The HPC Challenge suite consists of several activity-based benchmarks designed to test various aspects of a computing platform (see “Design and Implementation of the HPC Challenge Benchmark Suite” in this issue). The four benchmarks used in this study were FFT (v0.6a), High Performance Linpack (HPL, v0.6a), RandomAccess (v0.5b), and Stream (v0.6a). These codes were run on the Lincoln Laboratory Grid (LLGrid), a cluster of dual-processor nodes connected by Gigabit Ethernet.9 The parallel codes were each run using 64 of these dual-processor nodes, for a total of 128 CPUs. The speedup for each parallel code was determined by dividing the runtime for a baseline serial C/Fortran code by the runtime for the parallel code (the serial Matlab code was treated the same as the parallel codes for purposes of comparison).
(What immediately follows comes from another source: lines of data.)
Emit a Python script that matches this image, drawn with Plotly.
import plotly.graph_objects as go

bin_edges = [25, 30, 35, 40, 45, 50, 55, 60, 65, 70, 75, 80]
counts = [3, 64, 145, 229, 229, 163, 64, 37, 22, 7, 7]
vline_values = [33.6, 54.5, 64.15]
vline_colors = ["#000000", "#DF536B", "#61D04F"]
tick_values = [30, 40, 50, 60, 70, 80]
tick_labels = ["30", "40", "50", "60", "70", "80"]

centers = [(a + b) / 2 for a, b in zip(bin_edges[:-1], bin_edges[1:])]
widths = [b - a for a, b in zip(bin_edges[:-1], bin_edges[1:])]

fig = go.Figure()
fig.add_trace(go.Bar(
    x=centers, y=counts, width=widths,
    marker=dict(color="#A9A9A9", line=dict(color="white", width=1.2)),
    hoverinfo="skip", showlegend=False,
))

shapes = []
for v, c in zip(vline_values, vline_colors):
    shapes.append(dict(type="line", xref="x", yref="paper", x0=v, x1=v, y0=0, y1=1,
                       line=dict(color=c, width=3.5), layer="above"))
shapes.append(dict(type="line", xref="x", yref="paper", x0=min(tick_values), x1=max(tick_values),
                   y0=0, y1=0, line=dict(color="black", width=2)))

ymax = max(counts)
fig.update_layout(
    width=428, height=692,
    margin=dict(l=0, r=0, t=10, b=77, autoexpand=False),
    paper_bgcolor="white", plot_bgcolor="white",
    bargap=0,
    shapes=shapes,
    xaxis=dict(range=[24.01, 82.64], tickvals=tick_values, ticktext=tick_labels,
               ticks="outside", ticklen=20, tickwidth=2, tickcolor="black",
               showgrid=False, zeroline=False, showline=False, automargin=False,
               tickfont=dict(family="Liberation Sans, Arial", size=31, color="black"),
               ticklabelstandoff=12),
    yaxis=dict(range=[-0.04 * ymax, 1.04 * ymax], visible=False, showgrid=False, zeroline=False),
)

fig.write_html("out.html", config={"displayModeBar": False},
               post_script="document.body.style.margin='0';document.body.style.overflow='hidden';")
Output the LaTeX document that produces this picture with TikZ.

Figure 3 presents the results of RDTP analysis for the HPC Challenge benchmarks. With the exception of Random Access (the implementation of which does not scale well on distributed-memory computing clusters), the MPI implementations all fall into the upper-right quadrant of the graph, indicating that they deliver some level of parallel speedup, while requiring greater effort than the serial code. As expected, the serial Matlab implementations do not deliver any speedup, but all require less effort than the serial code. The pMatlab implementations (except Random Access) fall into the upper-left quadrant of the graph, delivering parallel speedup while at the same time requiring less effort.
The combination of parallel speedup and reduced effort means that the pMatlab implementations generally have higher RDTP values. On average the serial Matlab implementations come in second, due to their low relative effort. The MPI implementations, while delivering better speedup, also require more relative effort, leading to lower RDTP values.